[start of Supplied entries]

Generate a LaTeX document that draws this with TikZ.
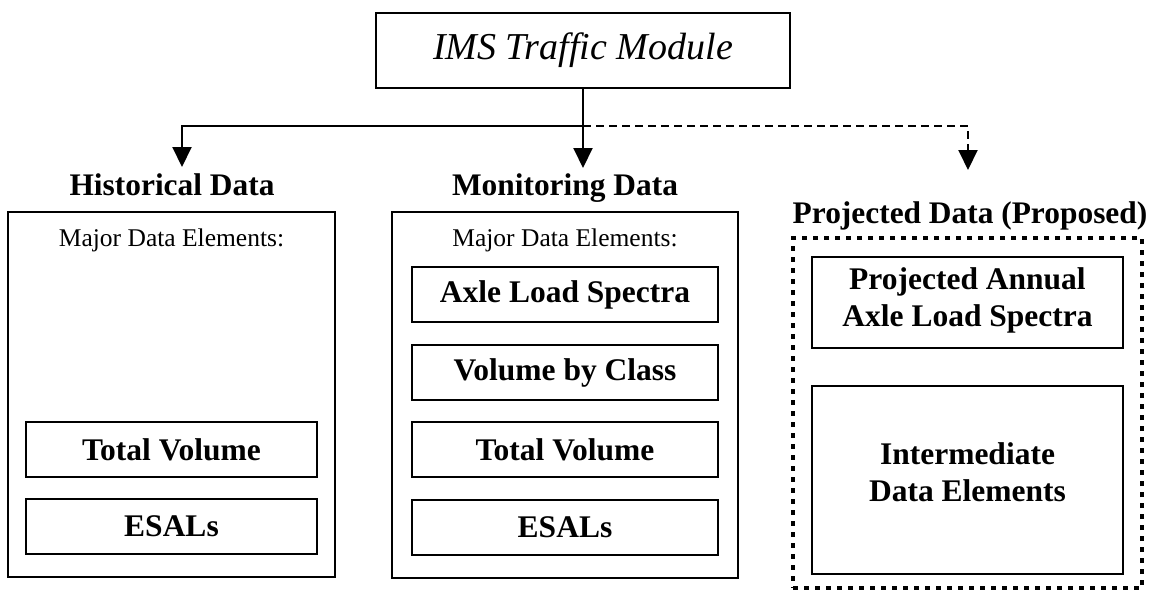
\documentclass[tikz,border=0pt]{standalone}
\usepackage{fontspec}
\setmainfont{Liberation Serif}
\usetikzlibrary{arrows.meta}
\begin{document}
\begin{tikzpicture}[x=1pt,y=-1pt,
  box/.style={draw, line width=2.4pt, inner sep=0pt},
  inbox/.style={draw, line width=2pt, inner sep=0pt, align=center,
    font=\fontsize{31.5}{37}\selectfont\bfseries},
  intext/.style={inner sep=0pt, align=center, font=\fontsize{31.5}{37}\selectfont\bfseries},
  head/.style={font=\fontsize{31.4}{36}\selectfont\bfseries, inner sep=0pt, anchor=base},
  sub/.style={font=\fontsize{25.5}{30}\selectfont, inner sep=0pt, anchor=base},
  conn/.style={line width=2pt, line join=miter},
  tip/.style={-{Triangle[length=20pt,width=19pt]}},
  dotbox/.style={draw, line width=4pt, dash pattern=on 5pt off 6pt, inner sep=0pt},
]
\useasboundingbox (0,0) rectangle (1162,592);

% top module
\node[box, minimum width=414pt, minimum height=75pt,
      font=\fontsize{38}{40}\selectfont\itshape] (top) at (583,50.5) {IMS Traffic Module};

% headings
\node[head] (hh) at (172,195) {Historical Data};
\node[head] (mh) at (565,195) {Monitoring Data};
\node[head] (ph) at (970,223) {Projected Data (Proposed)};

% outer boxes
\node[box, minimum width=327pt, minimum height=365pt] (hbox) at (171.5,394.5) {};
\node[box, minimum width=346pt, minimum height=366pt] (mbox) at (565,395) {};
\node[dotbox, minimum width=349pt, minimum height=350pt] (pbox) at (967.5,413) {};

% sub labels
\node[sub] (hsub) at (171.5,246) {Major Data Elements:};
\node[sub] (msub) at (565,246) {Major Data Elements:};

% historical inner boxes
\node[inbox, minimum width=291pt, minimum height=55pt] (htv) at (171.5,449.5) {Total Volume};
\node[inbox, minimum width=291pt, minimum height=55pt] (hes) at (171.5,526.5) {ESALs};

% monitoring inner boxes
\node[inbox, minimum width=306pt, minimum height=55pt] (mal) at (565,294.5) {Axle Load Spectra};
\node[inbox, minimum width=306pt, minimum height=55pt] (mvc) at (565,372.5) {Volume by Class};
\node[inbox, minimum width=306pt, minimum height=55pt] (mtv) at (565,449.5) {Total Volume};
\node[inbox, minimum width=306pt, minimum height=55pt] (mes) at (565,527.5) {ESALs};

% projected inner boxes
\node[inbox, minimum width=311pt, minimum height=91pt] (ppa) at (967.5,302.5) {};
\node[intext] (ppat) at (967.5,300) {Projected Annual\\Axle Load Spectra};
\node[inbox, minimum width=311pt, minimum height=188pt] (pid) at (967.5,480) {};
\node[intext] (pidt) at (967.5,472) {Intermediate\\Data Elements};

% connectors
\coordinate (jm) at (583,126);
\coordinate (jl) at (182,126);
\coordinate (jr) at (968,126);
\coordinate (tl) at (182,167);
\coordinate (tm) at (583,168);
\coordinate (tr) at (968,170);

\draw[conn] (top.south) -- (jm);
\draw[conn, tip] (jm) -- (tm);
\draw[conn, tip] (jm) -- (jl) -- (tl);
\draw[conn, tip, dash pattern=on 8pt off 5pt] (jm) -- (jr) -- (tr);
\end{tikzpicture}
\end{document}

[end of Supplied entries]
[start of Supplied entries]

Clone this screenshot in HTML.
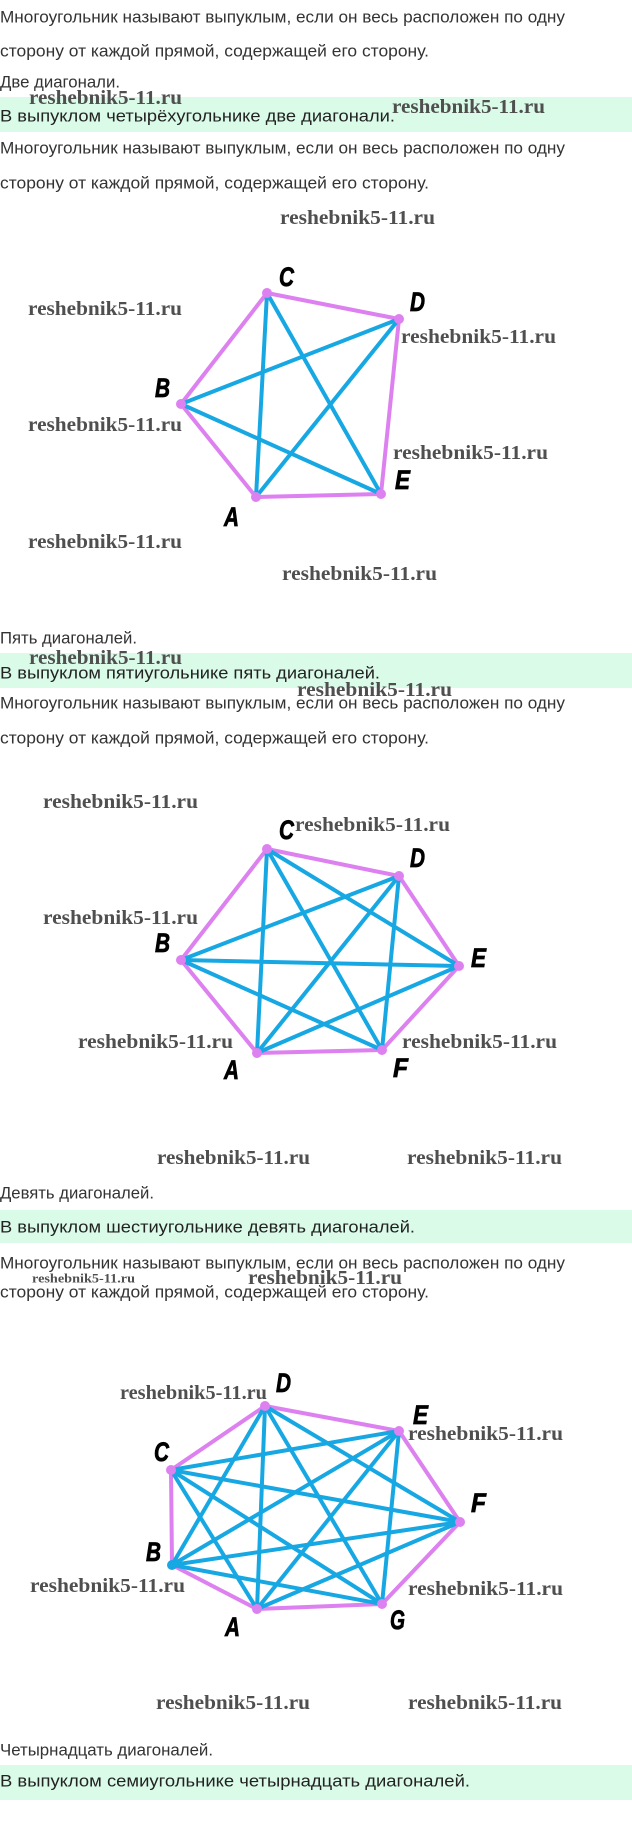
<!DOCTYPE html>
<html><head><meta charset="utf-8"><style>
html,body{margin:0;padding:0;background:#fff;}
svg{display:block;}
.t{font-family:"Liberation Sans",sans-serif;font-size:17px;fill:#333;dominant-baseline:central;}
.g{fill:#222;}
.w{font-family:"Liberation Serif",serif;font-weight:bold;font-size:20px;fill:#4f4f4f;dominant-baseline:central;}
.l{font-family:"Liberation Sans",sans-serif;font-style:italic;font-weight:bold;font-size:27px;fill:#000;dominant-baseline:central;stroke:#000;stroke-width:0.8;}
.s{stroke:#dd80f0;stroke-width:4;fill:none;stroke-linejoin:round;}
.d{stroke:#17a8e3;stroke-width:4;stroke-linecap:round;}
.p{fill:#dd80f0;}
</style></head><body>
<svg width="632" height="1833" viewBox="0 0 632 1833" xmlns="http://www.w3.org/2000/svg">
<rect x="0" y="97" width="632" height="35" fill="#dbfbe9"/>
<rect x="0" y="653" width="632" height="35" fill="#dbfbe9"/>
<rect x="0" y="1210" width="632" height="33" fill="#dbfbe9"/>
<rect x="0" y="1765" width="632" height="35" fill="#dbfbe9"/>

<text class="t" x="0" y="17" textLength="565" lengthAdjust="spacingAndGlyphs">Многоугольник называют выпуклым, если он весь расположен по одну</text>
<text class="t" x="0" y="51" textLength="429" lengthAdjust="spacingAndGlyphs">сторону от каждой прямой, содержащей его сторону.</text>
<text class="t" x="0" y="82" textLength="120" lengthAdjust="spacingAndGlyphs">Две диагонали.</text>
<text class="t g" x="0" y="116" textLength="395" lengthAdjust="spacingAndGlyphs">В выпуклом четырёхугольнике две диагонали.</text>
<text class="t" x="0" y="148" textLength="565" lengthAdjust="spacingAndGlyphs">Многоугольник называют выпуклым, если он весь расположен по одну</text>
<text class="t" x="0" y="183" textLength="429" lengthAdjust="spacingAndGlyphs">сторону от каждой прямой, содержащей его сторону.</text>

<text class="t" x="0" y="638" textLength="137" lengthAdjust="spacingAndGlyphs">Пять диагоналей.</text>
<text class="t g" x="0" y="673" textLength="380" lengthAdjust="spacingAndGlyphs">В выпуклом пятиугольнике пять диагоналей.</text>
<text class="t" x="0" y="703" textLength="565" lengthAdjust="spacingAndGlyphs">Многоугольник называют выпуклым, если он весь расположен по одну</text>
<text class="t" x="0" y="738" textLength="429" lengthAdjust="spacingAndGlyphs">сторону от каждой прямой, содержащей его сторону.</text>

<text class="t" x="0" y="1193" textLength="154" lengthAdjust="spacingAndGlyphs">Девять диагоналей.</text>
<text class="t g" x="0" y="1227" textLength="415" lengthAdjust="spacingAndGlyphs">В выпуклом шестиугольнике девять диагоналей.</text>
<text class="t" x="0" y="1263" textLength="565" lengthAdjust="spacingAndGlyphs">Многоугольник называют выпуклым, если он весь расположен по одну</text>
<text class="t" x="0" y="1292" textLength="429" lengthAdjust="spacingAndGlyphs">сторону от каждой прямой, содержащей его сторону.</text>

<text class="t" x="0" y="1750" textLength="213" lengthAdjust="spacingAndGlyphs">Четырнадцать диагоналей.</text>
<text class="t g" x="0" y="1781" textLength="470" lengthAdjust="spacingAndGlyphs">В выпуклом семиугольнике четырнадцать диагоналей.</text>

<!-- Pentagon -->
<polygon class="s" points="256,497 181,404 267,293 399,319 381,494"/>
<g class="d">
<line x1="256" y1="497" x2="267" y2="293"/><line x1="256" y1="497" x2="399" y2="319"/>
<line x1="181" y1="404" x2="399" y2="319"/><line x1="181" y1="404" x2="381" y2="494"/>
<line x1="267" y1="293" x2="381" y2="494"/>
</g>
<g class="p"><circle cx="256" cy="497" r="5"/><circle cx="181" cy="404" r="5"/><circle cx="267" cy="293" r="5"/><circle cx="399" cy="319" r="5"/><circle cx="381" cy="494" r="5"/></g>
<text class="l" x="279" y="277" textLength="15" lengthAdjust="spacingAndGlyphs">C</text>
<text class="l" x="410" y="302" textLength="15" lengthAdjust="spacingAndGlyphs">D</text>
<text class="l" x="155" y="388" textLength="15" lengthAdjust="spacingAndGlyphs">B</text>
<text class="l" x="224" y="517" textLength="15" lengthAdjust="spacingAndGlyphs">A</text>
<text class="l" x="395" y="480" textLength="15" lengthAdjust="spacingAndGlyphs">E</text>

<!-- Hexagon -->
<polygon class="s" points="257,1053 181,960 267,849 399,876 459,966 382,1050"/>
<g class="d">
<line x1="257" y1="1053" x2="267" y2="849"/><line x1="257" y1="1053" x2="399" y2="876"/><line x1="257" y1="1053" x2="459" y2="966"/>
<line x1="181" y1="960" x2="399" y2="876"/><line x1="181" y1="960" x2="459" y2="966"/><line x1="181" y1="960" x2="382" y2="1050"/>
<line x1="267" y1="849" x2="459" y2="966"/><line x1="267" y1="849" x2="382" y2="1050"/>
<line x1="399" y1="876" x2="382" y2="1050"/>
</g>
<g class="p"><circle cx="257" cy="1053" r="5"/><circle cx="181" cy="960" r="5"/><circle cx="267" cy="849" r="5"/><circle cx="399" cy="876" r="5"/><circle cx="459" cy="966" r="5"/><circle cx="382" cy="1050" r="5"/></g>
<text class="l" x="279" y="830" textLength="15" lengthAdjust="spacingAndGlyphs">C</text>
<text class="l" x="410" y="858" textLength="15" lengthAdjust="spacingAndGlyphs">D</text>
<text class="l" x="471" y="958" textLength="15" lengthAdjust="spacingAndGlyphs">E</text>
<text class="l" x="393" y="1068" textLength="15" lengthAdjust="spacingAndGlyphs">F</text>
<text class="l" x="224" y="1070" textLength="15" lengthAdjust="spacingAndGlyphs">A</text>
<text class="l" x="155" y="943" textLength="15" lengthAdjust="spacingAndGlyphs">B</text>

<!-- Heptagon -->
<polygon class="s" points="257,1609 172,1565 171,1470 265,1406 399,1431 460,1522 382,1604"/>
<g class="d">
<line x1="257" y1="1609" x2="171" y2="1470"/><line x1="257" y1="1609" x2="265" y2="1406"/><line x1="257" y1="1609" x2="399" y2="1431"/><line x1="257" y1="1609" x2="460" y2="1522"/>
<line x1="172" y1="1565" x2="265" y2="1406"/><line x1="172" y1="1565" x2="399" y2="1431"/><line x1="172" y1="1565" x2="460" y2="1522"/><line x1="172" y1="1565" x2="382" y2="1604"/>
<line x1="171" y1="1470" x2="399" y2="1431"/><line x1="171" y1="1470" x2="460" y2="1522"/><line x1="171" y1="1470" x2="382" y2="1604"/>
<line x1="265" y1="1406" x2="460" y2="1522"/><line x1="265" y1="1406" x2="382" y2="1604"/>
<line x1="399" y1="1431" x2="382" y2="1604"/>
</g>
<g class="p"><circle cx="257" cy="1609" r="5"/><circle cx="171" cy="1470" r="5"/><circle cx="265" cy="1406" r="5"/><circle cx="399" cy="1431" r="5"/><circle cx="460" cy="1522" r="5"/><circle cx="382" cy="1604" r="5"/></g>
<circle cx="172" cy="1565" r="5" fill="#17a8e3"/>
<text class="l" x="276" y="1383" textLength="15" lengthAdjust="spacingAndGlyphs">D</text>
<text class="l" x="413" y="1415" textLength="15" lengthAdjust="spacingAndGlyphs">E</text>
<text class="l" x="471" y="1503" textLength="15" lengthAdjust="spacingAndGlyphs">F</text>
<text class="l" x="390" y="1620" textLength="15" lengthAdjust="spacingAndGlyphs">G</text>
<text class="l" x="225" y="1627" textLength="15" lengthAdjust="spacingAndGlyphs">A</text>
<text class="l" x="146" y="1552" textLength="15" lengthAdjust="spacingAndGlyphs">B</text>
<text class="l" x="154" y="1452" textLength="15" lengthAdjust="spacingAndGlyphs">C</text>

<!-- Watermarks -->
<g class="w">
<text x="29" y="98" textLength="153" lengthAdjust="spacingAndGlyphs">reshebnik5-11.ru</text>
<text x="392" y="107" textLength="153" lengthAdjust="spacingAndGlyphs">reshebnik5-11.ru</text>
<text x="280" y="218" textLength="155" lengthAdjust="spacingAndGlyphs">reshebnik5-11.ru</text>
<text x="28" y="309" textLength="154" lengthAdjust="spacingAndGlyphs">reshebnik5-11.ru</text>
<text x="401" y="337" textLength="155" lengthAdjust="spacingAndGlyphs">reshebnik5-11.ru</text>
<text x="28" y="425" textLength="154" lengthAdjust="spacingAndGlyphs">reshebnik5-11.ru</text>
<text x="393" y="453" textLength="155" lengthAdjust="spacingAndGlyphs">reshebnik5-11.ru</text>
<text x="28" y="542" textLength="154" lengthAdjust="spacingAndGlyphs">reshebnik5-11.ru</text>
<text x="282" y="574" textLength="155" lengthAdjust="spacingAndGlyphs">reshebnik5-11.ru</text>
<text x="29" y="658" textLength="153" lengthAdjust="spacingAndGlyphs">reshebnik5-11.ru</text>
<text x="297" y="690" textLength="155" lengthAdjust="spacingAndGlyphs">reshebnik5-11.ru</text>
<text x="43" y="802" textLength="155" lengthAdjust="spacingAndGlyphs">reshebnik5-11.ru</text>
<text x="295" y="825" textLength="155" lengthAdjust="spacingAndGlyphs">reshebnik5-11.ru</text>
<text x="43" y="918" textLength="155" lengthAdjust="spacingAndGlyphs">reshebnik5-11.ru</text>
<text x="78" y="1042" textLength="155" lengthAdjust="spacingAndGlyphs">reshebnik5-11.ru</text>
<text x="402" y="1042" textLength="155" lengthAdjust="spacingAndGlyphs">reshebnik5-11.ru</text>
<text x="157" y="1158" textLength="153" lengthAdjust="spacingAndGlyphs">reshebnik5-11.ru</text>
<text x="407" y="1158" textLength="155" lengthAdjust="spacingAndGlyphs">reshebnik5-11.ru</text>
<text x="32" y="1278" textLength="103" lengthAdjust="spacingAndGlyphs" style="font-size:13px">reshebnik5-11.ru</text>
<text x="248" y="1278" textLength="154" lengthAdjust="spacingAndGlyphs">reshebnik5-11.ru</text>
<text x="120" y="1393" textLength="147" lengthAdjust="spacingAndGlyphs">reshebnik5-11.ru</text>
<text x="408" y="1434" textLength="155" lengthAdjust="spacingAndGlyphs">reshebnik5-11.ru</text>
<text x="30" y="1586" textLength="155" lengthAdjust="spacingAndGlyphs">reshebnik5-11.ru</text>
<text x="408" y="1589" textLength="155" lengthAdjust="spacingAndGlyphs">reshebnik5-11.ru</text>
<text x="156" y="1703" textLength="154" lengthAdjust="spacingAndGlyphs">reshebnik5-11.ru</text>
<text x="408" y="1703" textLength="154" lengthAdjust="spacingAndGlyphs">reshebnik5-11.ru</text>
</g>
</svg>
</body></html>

[end of Supplied entries]

# Required work:
Count the lines in which the string "this" appears, then report only that figure.

# Reply:
2